The role that the sacred ontology of ‘Opinions’ plays in this aggregation process is ensuring that the aggregation occurs at the polls, by roping off world models to not be influenced by one another. If one believes that their opinion has some special significance and should not be changed, this significantly reduces the influence of the vocal and persuasive. This does not seem like a bad system given the assumptions that:

  1. The optimal policies can be found through a myopic process which merely requires a robust world model.
  2. The intelligence distribution of the populace is generally narrow.

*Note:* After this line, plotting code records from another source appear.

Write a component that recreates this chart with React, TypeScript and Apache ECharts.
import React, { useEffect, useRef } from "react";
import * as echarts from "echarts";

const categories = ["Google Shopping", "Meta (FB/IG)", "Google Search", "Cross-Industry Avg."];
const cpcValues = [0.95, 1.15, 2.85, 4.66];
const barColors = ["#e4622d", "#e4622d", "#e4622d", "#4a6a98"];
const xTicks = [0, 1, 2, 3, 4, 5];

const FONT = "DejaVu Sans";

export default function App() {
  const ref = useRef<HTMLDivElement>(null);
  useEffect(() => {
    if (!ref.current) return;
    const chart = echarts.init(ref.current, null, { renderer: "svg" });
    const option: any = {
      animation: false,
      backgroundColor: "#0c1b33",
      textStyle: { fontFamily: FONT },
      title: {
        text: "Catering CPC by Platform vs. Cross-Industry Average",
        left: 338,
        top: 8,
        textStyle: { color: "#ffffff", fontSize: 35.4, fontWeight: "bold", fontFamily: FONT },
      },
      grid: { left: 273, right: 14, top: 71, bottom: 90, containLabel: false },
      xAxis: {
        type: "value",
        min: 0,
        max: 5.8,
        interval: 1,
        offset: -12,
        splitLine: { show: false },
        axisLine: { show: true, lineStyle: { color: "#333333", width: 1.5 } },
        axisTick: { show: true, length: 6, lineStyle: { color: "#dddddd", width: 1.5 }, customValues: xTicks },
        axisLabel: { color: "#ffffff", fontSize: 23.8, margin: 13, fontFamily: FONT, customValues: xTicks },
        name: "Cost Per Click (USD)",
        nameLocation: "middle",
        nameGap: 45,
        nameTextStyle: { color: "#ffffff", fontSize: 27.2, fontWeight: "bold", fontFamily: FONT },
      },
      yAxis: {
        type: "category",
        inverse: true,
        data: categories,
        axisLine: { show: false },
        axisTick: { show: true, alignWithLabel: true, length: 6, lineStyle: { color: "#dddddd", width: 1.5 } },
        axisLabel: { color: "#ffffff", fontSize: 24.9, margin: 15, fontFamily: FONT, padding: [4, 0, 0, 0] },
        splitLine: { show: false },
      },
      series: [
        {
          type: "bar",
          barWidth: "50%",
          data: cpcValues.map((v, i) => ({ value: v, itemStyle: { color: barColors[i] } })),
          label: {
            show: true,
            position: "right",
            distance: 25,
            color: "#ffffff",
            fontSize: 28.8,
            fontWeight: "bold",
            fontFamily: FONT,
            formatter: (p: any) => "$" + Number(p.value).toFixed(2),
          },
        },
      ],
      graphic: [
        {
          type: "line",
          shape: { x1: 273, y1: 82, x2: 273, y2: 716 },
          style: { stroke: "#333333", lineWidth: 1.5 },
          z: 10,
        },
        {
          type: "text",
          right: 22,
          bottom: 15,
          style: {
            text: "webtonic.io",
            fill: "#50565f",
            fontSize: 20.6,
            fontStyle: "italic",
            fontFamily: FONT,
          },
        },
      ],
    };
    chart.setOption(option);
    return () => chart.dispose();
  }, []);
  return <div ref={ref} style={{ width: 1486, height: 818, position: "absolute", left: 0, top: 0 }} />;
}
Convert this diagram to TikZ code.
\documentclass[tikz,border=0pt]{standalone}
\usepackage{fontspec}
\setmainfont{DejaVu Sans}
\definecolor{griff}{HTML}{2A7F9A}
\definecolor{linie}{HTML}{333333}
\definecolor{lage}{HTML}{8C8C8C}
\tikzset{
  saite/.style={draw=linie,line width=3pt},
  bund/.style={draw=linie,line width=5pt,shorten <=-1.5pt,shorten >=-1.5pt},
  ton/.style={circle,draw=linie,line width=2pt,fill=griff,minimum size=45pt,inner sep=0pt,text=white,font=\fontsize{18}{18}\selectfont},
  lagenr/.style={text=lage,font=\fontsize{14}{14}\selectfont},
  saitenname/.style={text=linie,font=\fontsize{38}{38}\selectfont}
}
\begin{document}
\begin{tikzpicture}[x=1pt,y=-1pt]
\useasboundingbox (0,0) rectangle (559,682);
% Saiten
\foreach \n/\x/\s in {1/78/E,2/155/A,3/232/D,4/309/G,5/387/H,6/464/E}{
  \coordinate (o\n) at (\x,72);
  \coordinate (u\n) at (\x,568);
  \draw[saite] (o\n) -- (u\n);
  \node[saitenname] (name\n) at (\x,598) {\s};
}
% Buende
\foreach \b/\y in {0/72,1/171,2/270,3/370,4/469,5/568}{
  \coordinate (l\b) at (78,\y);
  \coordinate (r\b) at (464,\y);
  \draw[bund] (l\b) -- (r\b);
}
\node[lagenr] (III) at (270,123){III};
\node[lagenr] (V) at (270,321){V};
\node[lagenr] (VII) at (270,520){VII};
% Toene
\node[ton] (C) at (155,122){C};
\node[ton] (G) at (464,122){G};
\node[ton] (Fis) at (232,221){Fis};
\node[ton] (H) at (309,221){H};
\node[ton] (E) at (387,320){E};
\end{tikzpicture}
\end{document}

I suspect that these requirements are rarely met for any poll of sufficient size. Having a generally robust world model is quite often not sufficient for the optimal solution to be reached, as such solutions typically require multiple inferential steps, during which the computational complexity explodes and a brute force search is not sufficient. No amount of aggregating the evidence from individuals about the state of the world in 1939 would have provided the insight to begin preparing for the nuclear era.

This does of course break down once the total voter base reaches the point at which the expected value of an individual casting their vote a certain way is less than the value they get from signaling allegiance to their desired in-group. At such a point the notion of an ‘Opinion’ only serves as an excuse to vote with the in-group without bothering to come up with any reasoning, should they need to defend themself to the out-group. This is also assuming that they are sufficiently WEIRD to take issue with lying to those around them, as otherwise the tipping point occurs when the EV of their vote dips below the value of their time spent going to the polls, as the party they signal allegiance to need not match their vote.

I suspect though that this role as an information aggregator was not the true source of the optimization pressure that allowed the meme of ‘Opinions’ to spread. On Occam’s razor, it seems far more likely that it arose simply from the strong signaling power of a defense for poor reasoning, which was patched together as justification for self-interested actions.